Jika di Yogyakarta ada Ahmad Dahlan yang mencoba melakukan pencerahan, maka saya ingat terhadap asal usul kota asal penulis yang bernama Sumedang, yang terkenal dengan sebutan kota tahu, karena tahunya mungkin paling nikmat di indonesia,

Sumedang,  berasal dari kata “insun Medal Insun madangan”. Yang berarti “Saya dilahirkan saya menerangi”, yang dapat diartikan sebagai berikut bahwa saya dilahirkan untuk mencerahkan / untuk menerangi.  Karena kata menerangi berarti membuat orang akan jelas dalam memandang sesuatu. Jadi dalam arti yang lebih positif dapat diartikan mencerahkan. Dengan dilahirkannya kita ke dunia seolah dunia atau masyarakat sekitarnya akan mendapat  pencerahan, Dari kata insun madangan inilah kata sumedang berasal. Jadi nama kota sumedang ini sangat berideologi positif dan secara psikologis sangat oftimis idealistis. Yang dapat diterangkan lebih lanjut lagi mungkin akan berarti seperti ini, siapapun yang dilahirkan di sumedang, Maka harus bisa menjadi pencerah bagi dunia atau bagi umat manusia. Mungkin Prabu Tajimalla ingin mengungkapkan idealismenya bahwa sesungguhnya kita dilahirkan ke dunia ini untuk menerangi / untuk mencerahkan  alam, seperti yang ia ubah nama kerajaannya dari nama tembong agung menjadi menjadi  Himbar Buana, yang berarti Menerangi alam.

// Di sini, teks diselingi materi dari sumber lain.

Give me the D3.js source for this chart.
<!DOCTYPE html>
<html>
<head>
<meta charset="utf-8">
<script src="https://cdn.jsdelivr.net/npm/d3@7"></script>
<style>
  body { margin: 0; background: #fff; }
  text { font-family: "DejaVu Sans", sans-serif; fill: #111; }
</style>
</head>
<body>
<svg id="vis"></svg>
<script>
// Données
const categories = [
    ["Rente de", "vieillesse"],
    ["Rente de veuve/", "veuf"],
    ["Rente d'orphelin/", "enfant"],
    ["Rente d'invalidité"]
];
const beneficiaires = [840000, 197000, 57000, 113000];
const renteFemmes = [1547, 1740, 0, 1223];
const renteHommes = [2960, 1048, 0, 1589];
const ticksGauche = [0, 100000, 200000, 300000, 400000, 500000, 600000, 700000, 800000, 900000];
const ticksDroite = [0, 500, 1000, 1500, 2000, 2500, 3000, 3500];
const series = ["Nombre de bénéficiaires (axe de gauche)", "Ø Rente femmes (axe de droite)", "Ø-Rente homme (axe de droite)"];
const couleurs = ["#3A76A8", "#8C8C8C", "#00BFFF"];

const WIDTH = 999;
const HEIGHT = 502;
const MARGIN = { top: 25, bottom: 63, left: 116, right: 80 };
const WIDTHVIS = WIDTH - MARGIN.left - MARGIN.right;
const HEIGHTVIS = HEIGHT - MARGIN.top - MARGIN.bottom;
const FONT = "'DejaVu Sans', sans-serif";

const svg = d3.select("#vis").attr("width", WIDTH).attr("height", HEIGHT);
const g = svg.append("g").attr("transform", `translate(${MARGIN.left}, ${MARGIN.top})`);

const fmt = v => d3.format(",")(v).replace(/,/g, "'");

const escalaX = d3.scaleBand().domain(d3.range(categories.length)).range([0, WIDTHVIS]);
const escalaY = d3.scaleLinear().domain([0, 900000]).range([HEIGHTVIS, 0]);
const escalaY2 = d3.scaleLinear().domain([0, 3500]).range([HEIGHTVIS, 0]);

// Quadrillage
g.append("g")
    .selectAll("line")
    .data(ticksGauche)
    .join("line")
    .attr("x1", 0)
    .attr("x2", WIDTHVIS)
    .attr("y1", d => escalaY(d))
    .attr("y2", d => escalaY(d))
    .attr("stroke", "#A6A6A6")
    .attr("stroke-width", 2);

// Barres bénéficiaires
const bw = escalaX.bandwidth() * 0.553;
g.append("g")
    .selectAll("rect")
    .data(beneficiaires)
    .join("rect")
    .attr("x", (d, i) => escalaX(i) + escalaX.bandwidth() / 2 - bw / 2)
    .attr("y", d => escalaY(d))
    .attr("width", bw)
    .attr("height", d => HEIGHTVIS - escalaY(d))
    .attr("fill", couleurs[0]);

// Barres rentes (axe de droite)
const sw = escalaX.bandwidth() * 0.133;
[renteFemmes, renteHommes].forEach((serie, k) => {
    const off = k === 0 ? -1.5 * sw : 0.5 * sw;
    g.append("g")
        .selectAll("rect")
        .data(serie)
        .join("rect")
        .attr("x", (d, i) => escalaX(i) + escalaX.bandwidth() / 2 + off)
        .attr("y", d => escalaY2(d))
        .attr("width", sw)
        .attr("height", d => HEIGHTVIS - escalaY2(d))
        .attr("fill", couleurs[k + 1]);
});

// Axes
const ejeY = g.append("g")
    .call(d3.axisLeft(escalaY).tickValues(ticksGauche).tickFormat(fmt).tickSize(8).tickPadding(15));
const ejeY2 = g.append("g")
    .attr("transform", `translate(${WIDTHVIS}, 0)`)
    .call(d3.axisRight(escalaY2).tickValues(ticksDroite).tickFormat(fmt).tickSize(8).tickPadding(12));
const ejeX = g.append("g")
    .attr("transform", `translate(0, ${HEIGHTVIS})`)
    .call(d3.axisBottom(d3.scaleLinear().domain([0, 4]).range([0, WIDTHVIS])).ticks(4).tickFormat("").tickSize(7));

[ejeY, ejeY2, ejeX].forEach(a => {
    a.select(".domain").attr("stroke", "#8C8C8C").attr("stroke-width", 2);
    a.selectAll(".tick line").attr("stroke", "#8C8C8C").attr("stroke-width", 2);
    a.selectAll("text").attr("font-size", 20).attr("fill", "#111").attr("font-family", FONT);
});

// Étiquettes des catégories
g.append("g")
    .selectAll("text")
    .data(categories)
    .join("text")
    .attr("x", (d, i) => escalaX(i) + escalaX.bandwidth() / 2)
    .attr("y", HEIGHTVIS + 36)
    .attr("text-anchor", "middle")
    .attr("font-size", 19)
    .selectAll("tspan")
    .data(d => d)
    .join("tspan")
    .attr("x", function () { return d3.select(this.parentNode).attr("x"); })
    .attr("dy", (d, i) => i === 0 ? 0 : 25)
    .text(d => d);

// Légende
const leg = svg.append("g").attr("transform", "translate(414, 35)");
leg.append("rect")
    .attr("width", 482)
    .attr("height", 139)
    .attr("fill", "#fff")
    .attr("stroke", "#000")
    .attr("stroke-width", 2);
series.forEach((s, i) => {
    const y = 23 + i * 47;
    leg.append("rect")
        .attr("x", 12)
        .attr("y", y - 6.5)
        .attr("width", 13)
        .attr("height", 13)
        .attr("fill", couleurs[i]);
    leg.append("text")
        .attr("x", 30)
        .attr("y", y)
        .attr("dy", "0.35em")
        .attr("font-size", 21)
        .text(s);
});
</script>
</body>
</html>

Kata “Insun Medal Insun Madangan” diucapkan oleh pendiri kerajaan Sumedang larang yang bernama Prabu Taji Malela. Prabu Tajimalela diangggap  sebagai pokok  berdirinya kerajaan Sumedang Larang.. Ia meneruskan kekuasaan ayahnya, Prabu Guru  Aji Putih, yang mendirikan suatu kabataraan atau kabuyutan yang menjadi cikal bakal kerajaan sumedang Larang.

Seperti telah diungkapkan dalam kesempatan terdahulu, Prabu guru aji putih adalah seorang resi trah Galuh (masih keturunan bangsawan galuh), yang dianggap sebagi perintis dari kerajaan Sumedang Larang. Ia diyakini merupakan keturunan dari Aki Balangantrang, cucu Wretikandayun (pendiri kerajaan Galuh). Is mendapat perintah dari penguasa Galuh, Prabu suryadewata untuk membangun kabuyutan di daerah sumedang sekarang.

 Ia datang ke suatu kampung yang bernama Cipaku, yang letaknya di pinggir sungai Cimanuk (sekarang  adanya di kampung Muhara, desa Leuwihideng, kecamatan Darmaraja Sumedang). Disini ia melakukan perubahan tatanan pemerintahan dan masyarakat, yang konon daerah ini sudah ada sejak abad ke-8 M. Pengaruhnya semakin kuat sehingga kekuasaanya meluas hingga sepanjang walungan (sungai) Cimanuk, hingga berdirinya kerajaan Tembong Ageung. Tembong Ageung berarti Kelihatan besar / luhur (tembong berarti kelihatan, sedang ageung berarti besar dan luhur).

     Dan setelah Prabu Aji Putih meninggal, ia kemudian digantikan oleh anaknya, Prabu Taji Malela, atau Batara Tuntang Buana atau Prabu Agung Resi Cakrabuana, Ia mengganti nama kerajaan menjadi  Himbar Buana, yang berarti Menerangi alam. Tetapi setelah ia bertapa ia mengubahnya menjadi kerajaan Sumedang Larang, meskipun ibukotanya tetap di daerah Leuwihideung Darmaraja. Prabu Tajimalela  hidup sezaman  dengan  Maharajara Sunda yang bernama  Luhur Prabawa (mp. 1340-1350 M).

Setelah melalukan pertapaan, Prabu Tajimalela berkata Insun medal insun madangan.” (artinya: Saya dilahirkan saya menerangi) dari perkataan Tajimalela inilah kemudian nama Sumedang Larang diambil. Dengan demikian kata Sumedang berasal dari kata insun madangan yang disingkat Sumedang, yang  berarti saya menerangi, dan ada juga yang menulis berasal dari kata insun medal yang mengalami perubahan pengucapan. Sedang kata Larang berarti sesuatu yang tidak ada tandingannya.


Sebagai kesimpulan, dari tulisan tersebut diatas, mungkin kita harus mulai instrospeksi, harus mulai merenung, jika kita merasa dilahirkan di sumedang, sesungguhnya kita sebenarnya diberi misi oleh sang pendirinya untuk menerangi / untuk mecnerahkan dunia (himbar buana). Mencerahkan atau menerangi adalah proses yang dinamis dalam menuju kebaikan, menuju perbaikan, sehingga akhirnya akan menghasilkan perbaikan perbaikan ke arah yang lebih positif atau ke arah yang lebih baik.